Why would Sonos lie about this?  It would be a huge win for them if they could do this.

 Yes, they could roll all the app software and speaker firmware back to a previous version, but this is creates it’s on problems.  Everyone who owns an Ace now can’t use their headphones with sound bars, which is obviously a problem for a company that makes profit from product sales.  Also, everyone who has a bug fix since this rollback release has had their issue reintroduced.  You’re trading off one group of upset customers for a different set, and it’s not like the first group is going to be all forgiving and happy with Sonos anyway.

What Sonos looked at doing is seeing whether they old app software could work with current speaker firmware.  They found that there were too many issues that would need to be resolved.  Time spent resolving this issues for software that they intend to sunset in the near future is better spent on resolving issues with the current app software.  There does come a point when the time and effort to go back is more than it is to go forward.  Bad decisions were made, and unfortunately, the ship has sailed for undoing those bad decisions.

 

 


They say they can’t.  Which we all know is a lie.  That or they are even more inept than the crappy new app indicates.

I agree with you.

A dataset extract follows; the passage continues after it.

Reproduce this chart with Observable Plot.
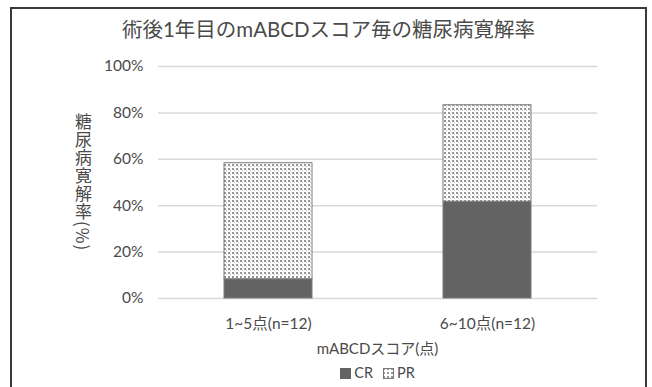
<!DOCTYPE html>
<html>
<head>
<meta charset="utf-8">
<script src="https://cdn.jsdelivr.net/npm/d3@7"></script>
<script src="https://cdn.jsdelivr.net/npm/@observablehq/plot@0.6"></script>
<style>
  html, body { margin: 0; padding: 0; background: #fff; }
  #wrap { position: relative; width: 652px; height: 387px; overflow: hidden; font-family: Lato, "Noto Sans CJK JP", sans-serif; color: #4a4a4a; }
  #frame { position: absolute; left: 10px; top: 7px; width: 637px; height: 420px; border: 2px solid #3a3a3a; box-sizing: border-box; }
  #title { position: absolute; left: 11px; width: 635px; top: 15px; text-align: center; font-size: 20.5px; line-height: 28px; color: #4a4a4a; }
  #ylabel { position: absolute; left: 74px; top: 113px; writing-mode: vertical-rl; font-size: 17px; line-height: 19px; letter-spacing: 1px; color: #4a4a4a; font-family: "Noto Sans CJK JP", sans-serif; }
  #xlabel { position: absolute; left: 158px; width: 439px; top: 338px; text-align: center; font-size: 15px; line-height: 20px; }
  #legend { position: absolute; left: 158px; width: 439px; top: 363px; text-align: center; font-size: 14.5px; line-height: 20px; }
  .sw { display: inline-block; width: 11px; height: 11px; vertical-align: -1px; margin-right: 3px; }
  #chart { position: absolute; left: 0; top: 0; }
</style>
</head>
<body>
<div id="wrap">
  <div id="frame"></div>
  <div id="chart"></div>
  <div id="title"></div>
  <div id="ylabel"></div>
  <div id="xlabel"></div>
  <div id="legend"></div>
</div>
<script>
const titleText = "術後1年目のmABCDスコア毎の糖尿病寛解率";
const yLabelText = "糖尿病寛解率(%)";
const xLabelText = "mABCDスコア(点)";
const categories = ["1~5点(n=12)", "6~10点(n=12)"];
const series = ["CR", "PR"];
const crValues = [8.3, 41.7];
const prValues = [50.0, 41.6];
const yTicks = [0, 20, 40, 60, 80, 100];

const data = [];
categories.forEach((c, i) => {
  data.push({cat: c, series: "CR", value: crValues[i]});
  data.push({cat: c, series: "PR", value: prValues[i]});
});

const chart = Plot.plot({
  width: 652,
  height: 340,
  marginLeft: 158,
  marginRight: 55,
  marginTop: 66,
  marginBottom: 42,
  style: {fontFamily: 'Lato, "Noto Sans CJK JP", sans-serif', fontSize: "15.5px", color: "#4a4a4a", background: "transparent"},
  x: {domain: categories, paddingInner: 0.6, paddingOuter: 0.3, tickSize: 0, tickPadding: 19, label: null},
  y: {domain: [0, 100], ticks: yTicks, tickFormat: d => d + "%", tickSize: 0, tickPadding: 15, label: null},
  color: {domain: series, range: ["#636363", "url(#dots)"]},
  marks: [
    Plot.ruleY(yTicks, {stroke: "#d9d9d9", strokeWidth: 1.5}),
    Plot.barY(data, {x: "cat", y: "value", fill: "series", stroke: "#7a7a7a", strokeWidth: 1})
  ]
});

// dotted pattern for PR
const svg = d3.select(chart.tagName.toLowerCase() === "svg" ? chart : chart.querySelector("svg"));
const defs = svg.insert("defs", ":first-child");
const pat = defs.append("pattern").attr("id", "dots").attr("patternUnits", "userSpaceOnUse").attr("width", 4).attr("height", 4);
pat.append("rect").attr("width", 4).attr("height", 4).attr("fill", "#ffffff");
pat.append("rect").attr("x", 0).attr("y", 0).attr("width", 2).attr("height", 2).attr("fill", "#959595");
pat.append("rect").attr("x", 2).attr("y", 2).attr("width", 1).attr("height", 1).attr("fill", "#b5b5b5");

document.getElementById("chart").appendChild(chart);
document.getElementById("title").textContent = titleText;
document.getElementById("ylabel").textContent = yLabelText;
document.getElementById("xlabel").textContent = xLabelText;

const legend = document.getElementById("legend");
const legendSvgPat = '<svg width="11" height="11" style="display:inline-block;vertical-align:-1px;margin-right:3px"><defs><pattern id="dotsL" patternUnits="userSpaceOnUse" width="4" height="4"><rect width="4" height="4" fill="#fff"/><rect width="2" height="2" fill="#959595"/></pattern></defs><rect x="0.5" y="0.5" width="10" height="10" fill="url(#dotsL)" stroke="#7a7a7a"/></svg>';
legend.innerHTML =
  '<span class="sw" style="background:#636363"></span>' + series[0] +
  '<span style="display:inline-block;width:10px"></span>' + legendSvgPat + series[1];
</script>
</body>
</html>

They don’t want to impact Ace sales, they are already way less than they hoped unfortunately.

Arc Ultra and Sub Gen4 releases also seem imminent as they leaked the product pages on their webstore on Sunday ($1199 for Arc Ultra). I hope these products don’t suffer the same fate as Ace whenever they are released as we need Sonos sell these like crazy to remain financially healthy for them to continue to fix their mess.